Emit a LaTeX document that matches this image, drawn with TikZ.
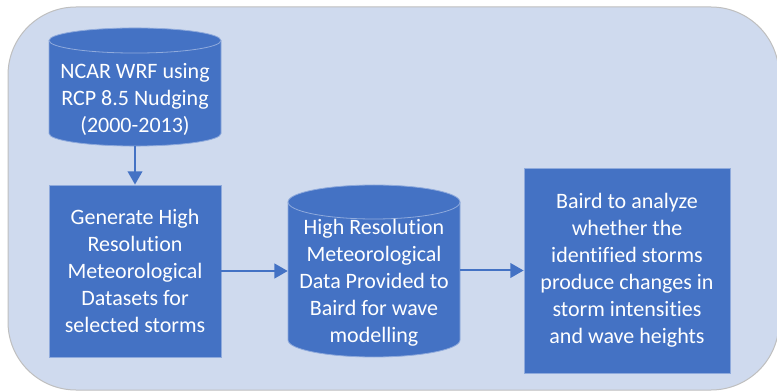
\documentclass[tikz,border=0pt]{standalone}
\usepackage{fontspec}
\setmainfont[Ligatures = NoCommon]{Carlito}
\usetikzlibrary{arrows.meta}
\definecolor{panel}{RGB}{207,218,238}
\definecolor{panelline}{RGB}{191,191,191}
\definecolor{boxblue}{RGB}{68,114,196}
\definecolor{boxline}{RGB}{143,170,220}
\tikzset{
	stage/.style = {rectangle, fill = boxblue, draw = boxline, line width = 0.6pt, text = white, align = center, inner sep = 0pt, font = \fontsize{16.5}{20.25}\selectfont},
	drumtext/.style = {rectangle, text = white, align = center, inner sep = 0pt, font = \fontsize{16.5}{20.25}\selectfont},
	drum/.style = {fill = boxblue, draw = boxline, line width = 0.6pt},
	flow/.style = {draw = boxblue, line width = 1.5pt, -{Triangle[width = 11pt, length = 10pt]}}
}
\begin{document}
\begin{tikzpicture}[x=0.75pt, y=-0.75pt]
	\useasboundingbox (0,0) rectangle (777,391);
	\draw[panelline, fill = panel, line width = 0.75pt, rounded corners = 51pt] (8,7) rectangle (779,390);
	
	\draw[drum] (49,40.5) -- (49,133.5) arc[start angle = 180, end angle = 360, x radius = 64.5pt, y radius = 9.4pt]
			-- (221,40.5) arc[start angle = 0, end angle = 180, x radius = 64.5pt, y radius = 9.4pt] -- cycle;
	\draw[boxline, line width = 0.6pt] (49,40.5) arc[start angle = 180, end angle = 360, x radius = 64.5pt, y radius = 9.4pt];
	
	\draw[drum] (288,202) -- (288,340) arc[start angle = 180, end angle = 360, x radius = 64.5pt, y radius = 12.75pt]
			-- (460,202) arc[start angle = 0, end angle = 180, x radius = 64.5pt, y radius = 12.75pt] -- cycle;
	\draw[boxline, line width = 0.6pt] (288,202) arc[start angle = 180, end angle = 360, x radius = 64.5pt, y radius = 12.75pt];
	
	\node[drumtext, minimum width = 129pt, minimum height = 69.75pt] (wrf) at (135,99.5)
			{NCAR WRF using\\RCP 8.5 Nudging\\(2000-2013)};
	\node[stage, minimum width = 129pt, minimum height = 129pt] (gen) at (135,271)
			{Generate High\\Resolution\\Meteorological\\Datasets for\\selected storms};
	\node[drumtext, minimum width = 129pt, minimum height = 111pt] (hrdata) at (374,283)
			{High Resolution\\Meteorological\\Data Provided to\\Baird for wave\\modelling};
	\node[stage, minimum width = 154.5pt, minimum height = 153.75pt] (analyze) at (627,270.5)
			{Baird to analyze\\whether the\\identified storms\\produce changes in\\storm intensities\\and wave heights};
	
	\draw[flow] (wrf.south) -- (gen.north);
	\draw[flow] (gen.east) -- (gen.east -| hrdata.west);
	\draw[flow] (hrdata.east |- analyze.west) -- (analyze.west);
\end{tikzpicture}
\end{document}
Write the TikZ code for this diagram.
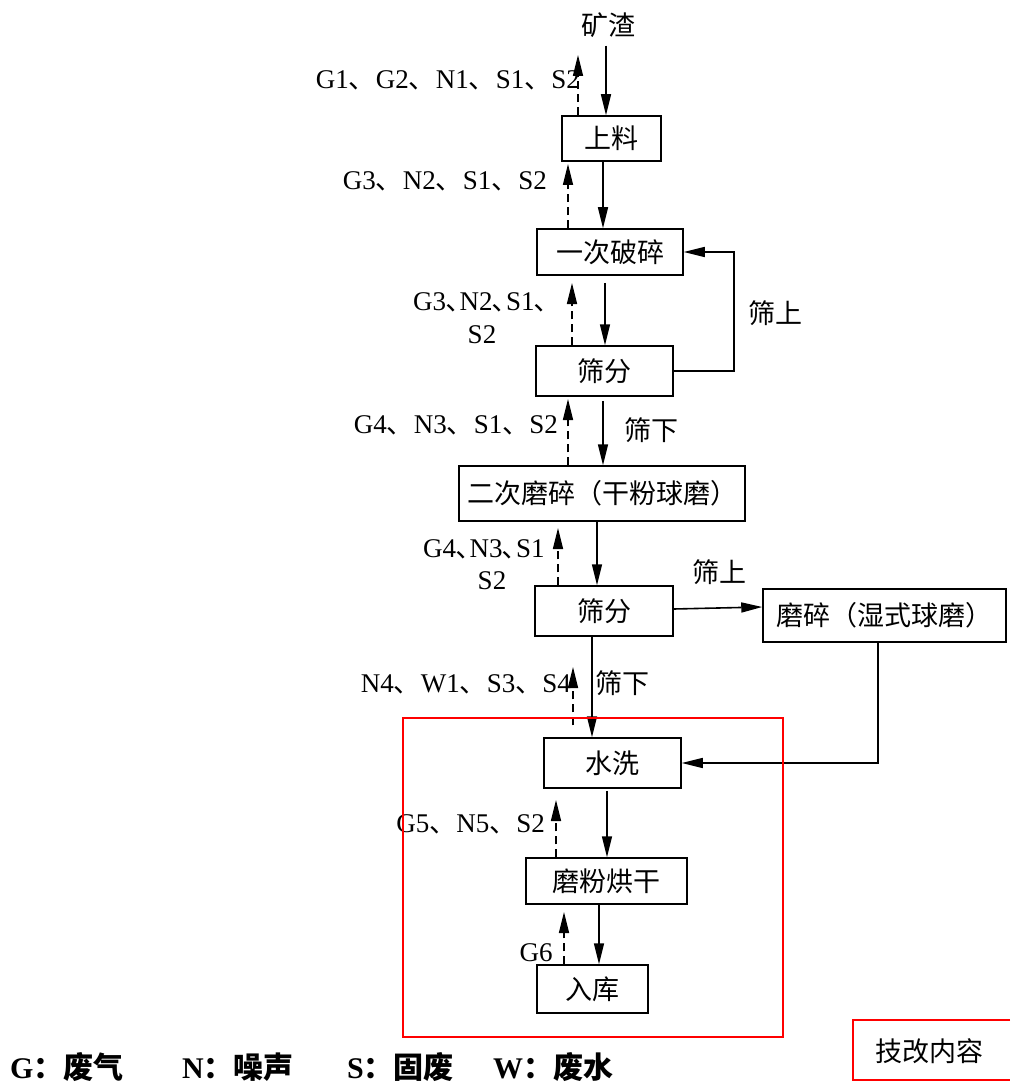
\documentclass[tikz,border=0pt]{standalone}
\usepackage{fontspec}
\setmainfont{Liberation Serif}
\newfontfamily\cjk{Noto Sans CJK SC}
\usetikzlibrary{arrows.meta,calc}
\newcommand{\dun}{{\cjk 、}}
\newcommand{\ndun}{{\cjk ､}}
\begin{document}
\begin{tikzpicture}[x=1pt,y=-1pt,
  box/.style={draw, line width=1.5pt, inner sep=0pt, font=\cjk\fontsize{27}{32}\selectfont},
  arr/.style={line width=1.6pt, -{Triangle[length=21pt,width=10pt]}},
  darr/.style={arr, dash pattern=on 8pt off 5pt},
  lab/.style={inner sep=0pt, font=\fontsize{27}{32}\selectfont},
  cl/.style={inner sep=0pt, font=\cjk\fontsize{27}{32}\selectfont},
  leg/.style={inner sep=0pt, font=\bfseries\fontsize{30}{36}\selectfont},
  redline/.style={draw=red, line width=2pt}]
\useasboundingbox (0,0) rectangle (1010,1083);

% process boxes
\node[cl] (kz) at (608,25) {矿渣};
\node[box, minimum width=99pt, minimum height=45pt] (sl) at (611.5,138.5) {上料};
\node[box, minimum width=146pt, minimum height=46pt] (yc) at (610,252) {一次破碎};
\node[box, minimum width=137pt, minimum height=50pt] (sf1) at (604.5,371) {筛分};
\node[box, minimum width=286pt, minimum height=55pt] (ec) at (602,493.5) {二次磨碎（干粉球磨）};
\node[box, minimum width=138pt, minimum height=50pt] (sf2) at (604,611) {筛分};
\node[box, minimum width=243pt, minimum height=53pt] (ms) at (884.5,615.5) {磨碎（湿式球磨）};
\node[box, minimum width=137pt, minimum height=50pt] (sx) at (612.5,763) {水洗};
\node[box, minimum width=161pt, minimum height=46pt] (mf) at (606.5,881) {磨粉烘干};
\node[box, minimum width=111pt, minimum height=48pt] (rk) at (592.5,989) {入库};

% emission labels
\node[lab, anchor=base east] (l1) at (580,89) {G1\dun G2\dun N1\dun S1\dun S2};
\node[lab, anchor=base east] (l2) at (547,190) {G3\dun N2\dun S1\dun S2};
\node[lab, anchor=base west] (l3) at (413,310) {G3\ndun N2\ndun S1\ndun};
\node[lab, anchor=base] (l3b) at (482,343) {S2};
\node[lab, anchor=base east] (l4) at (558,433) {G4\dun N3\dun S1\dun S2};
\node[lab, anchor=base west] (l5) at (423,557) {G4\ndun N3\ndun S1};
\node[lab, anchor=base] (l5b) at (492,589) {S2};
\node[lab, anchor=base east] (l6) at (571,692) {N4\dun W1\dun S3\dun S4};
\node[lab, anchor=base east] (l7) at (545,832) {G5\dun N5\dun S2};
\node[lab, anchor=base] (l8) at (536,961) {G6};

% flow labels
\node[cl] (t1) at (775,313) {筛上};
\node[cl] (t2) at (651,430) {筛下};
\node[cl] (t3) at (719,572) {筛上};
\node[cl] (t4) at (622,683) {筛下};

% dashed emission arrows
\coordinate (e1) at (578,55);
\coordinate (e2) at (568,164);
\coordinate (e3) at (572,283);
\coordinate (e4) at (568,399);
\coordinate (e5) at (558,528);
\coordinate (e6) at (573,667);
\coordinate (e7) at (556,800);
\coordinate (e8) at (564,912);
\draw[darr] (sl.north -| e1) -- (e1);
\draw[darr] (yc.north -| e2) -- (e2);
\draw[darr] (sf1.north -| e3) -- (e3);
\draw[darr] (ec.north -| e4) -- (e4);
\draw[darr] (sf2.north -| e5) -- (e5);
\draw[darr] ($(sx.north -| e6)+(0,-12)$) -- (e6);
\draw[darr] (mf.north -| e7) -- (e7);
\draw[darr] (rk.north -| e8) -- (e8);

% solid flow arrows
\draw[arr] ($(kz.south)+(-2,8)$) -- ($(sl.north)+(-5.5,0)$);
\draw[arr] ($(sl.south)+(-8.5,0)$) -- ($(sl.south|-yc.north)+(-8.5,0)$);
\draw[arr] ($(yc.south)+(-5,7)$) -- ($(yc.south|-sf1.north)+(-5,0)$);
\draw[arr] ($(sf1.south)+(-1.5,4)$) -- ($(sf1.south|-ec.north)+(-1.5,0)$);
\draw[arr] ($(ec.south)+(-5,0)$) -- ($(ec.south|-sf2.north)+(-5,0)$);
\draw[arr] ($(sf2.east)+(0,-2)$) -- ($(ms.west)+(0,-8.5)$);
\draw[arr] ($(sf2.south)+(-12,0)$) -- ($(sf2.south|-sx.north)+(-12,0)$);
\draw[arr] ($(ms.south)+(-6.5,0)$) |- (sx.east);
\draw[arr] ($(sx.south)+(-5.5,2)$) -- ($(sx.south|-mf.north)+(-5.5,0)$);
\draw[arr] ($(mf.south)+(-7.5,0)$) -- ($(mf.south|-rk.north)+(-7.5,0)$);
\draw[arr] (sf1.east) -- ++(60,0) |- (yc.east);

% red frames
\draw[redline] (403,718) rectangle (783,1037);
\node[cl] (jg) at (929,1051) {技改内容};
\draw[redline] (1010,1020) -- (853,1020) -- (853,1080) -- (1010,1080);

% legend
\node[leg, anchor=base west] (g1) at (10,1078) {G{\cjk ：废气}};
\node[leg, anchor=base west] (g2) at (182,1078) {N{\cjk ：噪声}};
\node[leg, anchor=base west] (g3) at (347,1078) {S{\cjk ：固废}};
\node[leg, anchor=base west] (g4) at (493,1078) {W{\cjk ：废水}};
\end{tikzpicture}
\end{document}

▬▬▬

- [Aim of the exercise] Check every line of the data, and copy the ones that contain "this".

- [Written response]
Emit a LaTeX document that matches this image, drawn with TikZ.
Write the TikZ code for this diagram.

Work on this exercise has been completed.